_DATASET EXTRACT_
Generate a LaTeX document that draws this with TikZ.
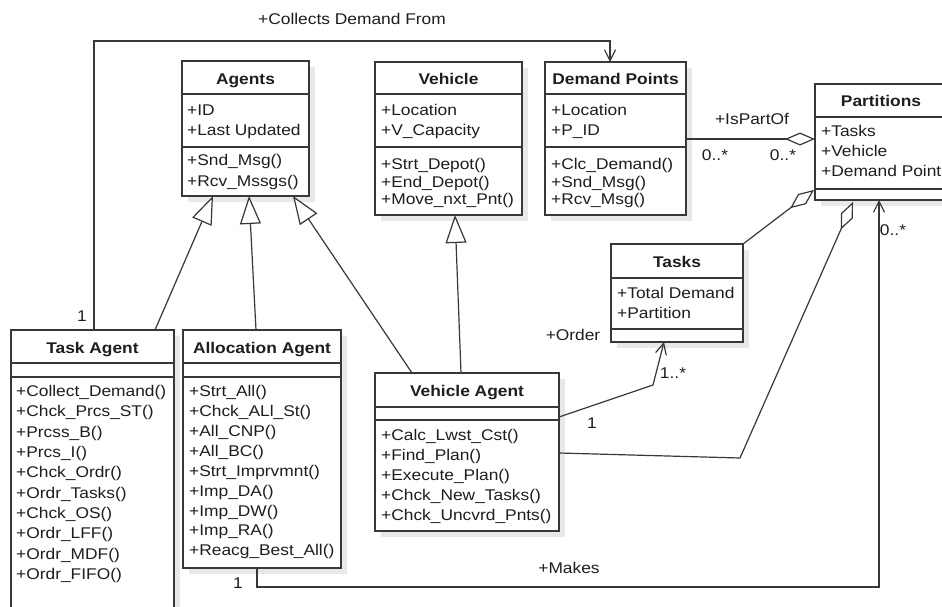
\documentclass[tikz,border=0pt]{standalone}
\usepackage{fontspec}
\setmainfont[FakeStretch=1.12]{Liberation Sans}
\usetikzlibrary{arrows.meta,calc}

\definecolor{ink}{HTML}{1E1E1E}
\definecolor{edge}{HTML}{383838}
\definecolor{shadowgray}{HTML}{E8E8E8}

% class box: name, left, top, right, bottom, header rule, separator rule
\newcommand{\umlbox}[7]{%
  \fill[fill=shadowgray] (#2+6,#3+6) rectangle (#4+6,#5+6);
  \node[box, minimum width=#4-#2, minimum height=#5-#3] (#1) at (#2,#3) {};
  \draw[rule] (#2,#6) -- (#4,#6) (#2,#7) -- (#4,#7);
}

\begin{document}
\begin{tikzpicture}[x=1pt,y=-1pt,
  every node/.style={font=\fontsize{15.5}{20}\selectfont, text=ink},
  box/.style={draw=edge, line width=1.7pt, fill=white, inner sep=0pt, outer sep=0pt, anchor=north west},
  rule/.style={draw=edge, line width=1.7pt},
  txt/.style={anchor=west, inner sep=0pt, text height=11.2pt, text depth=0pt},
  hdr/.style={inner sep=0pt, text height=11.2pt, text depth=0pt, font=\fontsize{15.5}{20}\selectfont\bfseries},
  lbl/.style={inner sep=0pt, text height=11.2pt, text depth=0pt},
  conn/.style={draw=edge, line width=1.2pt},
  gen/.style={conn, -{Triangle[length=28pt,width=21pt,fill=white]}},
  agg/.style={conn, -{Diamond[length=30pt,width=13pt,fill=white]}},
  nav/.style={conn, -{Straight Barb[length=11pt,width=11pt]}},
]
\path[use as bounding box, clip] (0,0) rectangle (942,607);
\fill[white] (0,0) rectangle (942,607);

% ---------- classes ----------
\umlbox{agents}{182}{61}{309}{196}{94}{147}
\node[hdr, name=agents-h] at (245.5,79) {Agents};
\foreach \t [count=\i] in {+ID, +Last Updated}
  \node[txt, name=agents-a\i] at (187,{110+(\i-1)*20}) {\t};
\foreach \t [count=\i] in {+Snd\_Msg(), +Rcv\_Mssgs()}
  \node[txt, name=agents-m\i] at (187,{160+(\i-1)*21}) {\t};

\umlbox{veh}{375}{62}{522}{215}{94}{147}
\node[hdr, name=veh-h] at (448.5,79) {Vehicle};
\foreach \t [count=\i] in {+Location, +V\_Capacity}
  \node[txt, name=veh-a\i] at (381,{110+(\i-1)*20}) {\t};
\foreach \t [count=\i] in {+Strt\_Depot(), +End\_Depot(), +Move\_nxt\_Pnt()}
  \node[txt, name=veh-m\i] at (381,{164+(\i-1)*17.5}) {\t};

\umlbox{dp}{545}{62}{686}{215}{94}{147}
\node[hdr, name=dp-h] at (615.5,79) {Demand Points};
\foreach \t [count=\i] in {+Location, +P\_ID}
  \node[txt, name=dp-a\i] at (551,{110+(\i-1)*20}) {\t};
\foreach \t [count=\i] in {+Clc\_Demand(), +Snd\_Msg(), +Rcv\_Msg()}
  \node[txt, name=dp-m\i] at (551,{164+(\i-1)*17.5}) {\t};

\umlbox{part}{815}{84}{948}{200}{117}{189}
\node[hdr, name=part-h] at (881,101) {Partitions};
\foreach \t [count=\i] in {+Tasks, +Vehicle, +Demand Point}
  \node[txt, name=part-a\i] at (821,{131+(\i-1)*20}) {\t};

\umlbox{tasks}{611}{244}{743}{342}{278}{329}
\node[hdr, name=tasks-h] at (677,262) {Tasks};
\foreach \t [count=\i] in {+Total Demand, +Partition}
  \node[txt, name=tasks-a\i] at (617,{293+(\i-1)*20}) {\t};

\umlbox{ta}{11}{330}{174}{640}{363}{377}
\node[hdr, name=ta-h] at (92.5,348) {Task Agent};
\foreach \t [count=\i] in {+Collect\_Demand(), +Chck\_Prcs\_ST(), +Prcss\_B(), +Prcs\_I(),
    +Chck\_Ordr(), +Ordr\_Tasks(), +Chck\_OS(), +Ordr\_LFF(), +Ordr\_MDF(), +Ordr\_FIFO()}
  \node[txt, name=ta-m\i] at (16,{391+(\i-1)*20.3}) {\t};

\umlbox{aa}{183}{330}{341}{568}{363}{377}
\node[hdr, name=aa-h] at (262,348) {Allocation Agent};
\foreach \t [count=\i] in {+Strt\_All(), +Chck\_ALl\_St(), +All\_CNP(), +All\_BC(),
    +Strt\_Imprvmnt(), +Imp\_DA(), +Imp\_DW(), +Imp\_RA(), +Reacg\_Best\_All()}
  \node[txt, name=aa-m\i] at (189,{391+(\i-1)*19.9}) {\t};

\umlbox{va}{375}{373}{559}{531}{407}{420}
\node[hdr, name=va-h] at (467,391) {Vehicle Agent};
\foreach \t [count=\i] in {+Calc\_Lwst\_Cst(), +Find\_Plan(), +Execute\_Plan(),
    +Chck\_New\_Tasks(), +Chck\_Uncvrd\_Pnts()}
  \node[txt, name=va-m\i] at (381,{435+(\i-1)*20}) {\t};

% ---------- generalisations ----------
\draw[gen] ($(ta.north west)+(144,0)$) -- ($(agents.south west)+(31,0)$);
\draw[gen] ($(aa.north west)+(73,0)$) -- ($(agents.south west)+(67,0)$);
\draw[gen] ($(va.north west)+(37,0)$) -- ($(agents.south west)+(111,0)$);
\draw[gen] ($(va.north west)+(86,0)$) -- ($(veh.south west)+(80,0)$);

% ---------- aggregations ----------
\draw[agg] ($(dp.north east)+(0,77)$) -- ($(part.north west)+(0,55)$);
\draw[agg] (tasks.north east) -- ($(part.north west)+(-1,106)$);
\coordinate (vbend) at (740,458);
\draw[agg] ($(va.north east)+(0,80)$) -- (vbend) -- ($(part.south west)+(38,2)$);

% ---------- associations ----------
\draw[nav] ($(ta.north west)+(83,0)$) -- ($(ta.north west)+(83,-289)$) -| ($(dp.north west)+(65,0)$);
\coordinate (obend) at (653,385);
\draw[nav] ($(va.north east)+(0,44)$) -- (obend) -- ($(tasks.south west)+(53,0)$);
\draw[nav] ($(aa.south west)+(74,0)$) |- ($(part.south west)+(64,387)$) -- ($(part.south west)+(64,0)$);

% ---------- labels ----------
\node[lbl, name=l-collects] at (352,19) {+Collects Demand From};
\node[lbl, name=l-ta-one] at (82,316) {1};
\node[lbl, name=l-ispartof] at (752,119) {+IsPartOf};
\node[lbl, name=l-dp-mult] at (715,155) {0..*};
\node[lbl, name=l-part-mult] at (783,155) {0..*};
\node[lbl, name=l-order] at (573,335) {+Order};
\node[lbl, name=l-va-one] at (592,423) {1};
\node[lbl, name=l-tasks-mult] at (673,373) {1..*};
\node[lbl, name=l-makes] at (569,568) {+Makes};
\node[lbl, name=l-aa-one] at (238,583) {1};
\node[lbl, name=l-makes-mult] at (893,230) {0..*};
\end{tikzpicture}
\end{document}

_SET PROBLEM_
Copy the whole of the material above exactly, but not its images.

_FINISHED EXERCISE_
Generate a LaTeX document that draws this with TikZ.
\documentclass[tikz,border=0pt]{standalone}
\usepackage{fontspec}
\setmainfont[FakeStretch=1.12]{Liberation Sans}
\usetikzlibrary{arrows.meta,calc}

\definecolor{ink}{HTML}{1E1E1E}
\definecolor{edge}{HTML}{383838}
\definecolor{shadowgray}{HTML}{E8E8E8}

% class box: name, left, top, right, bottom, header rule, separator rule
\newcommand{\umlbox}[7]{%
  \fill[fill=shadowgray] (#2+6,#3+6) rectangle (#4+6,#5+6);
  \node[box, minimum width=#4-#2, minimum height=#5-#3] (#1) at (#2,#3) {};
  \draw[rule] (#2,#6) -- (#4,#6) (#2,#7) -- (#4,#7);
}

\begin{document}
\begin{tikzpicture}[x=1pt,y=-1pt,
  every node/.style={font=\fontsize{15.5}{20}\selectfont, text=ink},
  box/.style={draw=edge, line width=1.7pt, fill=white, inner sep=0pt, outer sep=0pt, anchor=north west},
  rule/.style={draw=edge, line width=1.7pt},
  txt/.style={anchor=west, inner sep=0pt, text height=11.2pt, text depth=0pt},
  hdr/.style={inner sep=0pt, text height=11.2pt, text depth=0pt, font=\fontsize{15.5}{20}\selectfont\bfseries},
  lbl/.style={inner sep=0pt, text height=11.2pt, text depth=0pt},
  conn/.style={draw=edge, line width=1.2pt},
  gen/.style={conn, -{Triangle[length=28pt,width=21pt,fill=white]}},
  agg/.style={conn, -{Diamond[length=30pt,width=13pt,fill=white]}},
  nav/.style={conn, -{Straight Barb[length=11pt,width=11pt]}},
]
\path[use as bounding box, clip] (0,0) rectangle (942,607);
\fill[white] (0,0) rectangle (942,607);

% ---------- classes ----------
\umlbox{agents}{182}{61}{309}{196}{94}{147}
\node[hdr, name=agents-h] at (245.5,79) {Agents};
\foreach \t [count=\i] in {+ID, +Last Updated}
  \node[txt, name=agents-a\i] at (187,{110+(\i-1)*20}) {\t};
\foreach \t [count=\i] in {+Snd\_Msg(), +Rcv\_Mssgs()}
  \node[txt, name=agents-m\i] at (187,{160+(\i-1)*21}) {\t};

\umlbox{veh}{375}{62}{522}{215}{94}{147}
\node[hdr, name=veh-h] at (448.5,79) {Vehicle};
\foreach \t [count=\i] in {+Location, +V\_Capacity}
  \node[txt, name=veh-a\i] at (381,{110+(\i-1)*20}) {\t};
\foreach \t [count=\i] in {+Strt\_Depot(), +End\_Depot(), +Move\_nxt\_Pnt()}
  \node[txt, name=veh-m\i] at (381,{164+(\i-1)*17.5}) {\t};

\umlbox{dp}{545}{62}{686}{215}{94}{147}
\node[hdr, name=dp-h] at (615.5,79) {Demand Points};
\foreach \t [count=\i] in {+Location, +P\_ID}
  \node[txt, name=dp-a\i] at (551,{110+(\i-1)*20}) {\t};
\foreach \t [count=\i] in {+Clc\_Demand(), +Snd\_Msg(), +Rcv\_Msg()}
  \node[txt, name=dp-m\i] at (551,{164+(\i-1)*17.5}) {\t};

\umlbox{part}{815}{84}{948}{200}{117}{189}
\node[hdr, name=part-h] at (881,101) {Partitions};
\foreach \t [count=\i] in {+Tasks, +Vehicle, +Demand Point}
  \node[txt, name=part-a\i] at (821,{131+(\i-1)*20}) {\t};

\umlbox{tasks}{611}{244}{743}{342}{278}{329}
\node[hdr, name=tasks-h] at (677,262) {Tasks};
\foreach \t [count=\i] in {+Total Demand, +Partition}
  \node[txt, name=tasks-a\i] at (617,{293+(\i-1)*20}) {\t};

\umlbox{ta}{11}{330}{174}{640}{363}{377}
\node[hdr, name=ta-h] at (92.5,348) {Task Agent};
\foreach \t [count=\i] in {+Collect\_Demand(), +Chck\_Prcs\_ST(), +Prcss\_B(), +Prcs\_I(),
    +Chck\_Ordr(), +Ordr\_Tasks(), +Chck\_OS(), +Ordr\_LFF(), +Ordr\_MDF(), +Ordr\_FIFO()}
  \node[txt, name=ta-m\i] at (16,{391+(\i-1)*20.3}) {\t};

\umlbox{aa}{183}{330}{341}{568}{363}{377}
\node[hdr, name=aa-h] at (262,348) {Allocation Agent};
\foreach \t [count=\i] in {+Strt\_All(), +Chck\_ALl\_St(), +All\_CNP(), +All\_BC(),
    +Strt\_Imprvmnt(), +Imp\_DA(), +Imp\_DW(), +Imp\_RA(), +Reacg\_Best\_All()}
  \node[txt, name=aa-m\i] at (189,{391+(\i-1)*19.9}) {\t};

\umlbox{va}{375}{373}{559}{531}{407}{420}
\node[hdr, name=va-h] at (467,391) {Vehicle Agent};
\foreach \t [count=\i] in {+Calc\_Lwst\_Cst(), +Find\_Plan(), +Execute\_Plan(),
    +Chck\_New\_Tasks(), +Chck\_Uncvrd\_Pnts()}
  \node[txt, name=va-m\i] at (381,{435+(\i-1)*20}) {\t};

% ---------- generalisations ----------
\draw[gen] ($(ta.north west)+(144,0)$) -- ($(agents.south west)+(31,0)$);
\draw[gen] ($(aa.north west)+(73,0)$) -- ($(agents.south west)+(67,0)$);
\draw[gen] ($(va.north west)+(37,0)$) -- ($(agents.south west)+(111,0)$);
\draw[gen] ($(va.north west)+(86,0)$) -- ($(veh.south west)+(80,0)$);

% ---------- aggregations ----------
\draw[agg] ($(dp.north east)+(0,77)$) -- ($(part.north west)+(0,55)$);
\draw[agg] (tasks.north east) -- ($(part.north west)+(-1,106)$);
\coordinate (vbend) at (740,458);
\draw[agg] ($(va.north east)+(0,80)$) -- (vbend) -- ($(part.south west)+(38,2)$);

% ---------- associations ----------
\draw[nav] ($(ta.north west)+(83,0)$) -- ($(ta.north west)+(83,-289)$) -| ($(dp.north west)+(65,0)$);
\coordinate (obend) at (653,385);
\draw[nav] ($(va.north east)+(0,44)$) -- (obend) -- ($(tasks.south west)+(53,0)$);
\draw[nav] ($(aa.south west)+(74,0)$) |- ($(part.south west)+(64,387)$) -- ($(part.south west)+(64,0)$);

% ---------- labels ----------
\node[lbl, name=l-collects] at (352,19) {+Collects Demand From};
\node[lbl, name=l-ta-one] at (82,316) {1};
\node[lbl, name=l-ispartof] at (752,119) {+IsPartOf};
\node[lbl, name=l-dp-mult] at (715,155) {0..*};
\node[lbl, name=l-part-mult] at (783,155) {0..*};
\node[lbl, name=l-order] at (573,335) {+Order};
\node[lbl, name=l-va-one] at (592,423) {1};
\node[lbl, name=l-tasks-mult] at (673,373) {1..*};
\node[lbl, name=l-makes] at (569,568) {+Makes};
\node[lbl, name=l-aa-one] at (238,583) {1};
\node[lbl, name=l-makes-mult] at (893,230) {0..*};
\end{tikzpicture}
\end{document}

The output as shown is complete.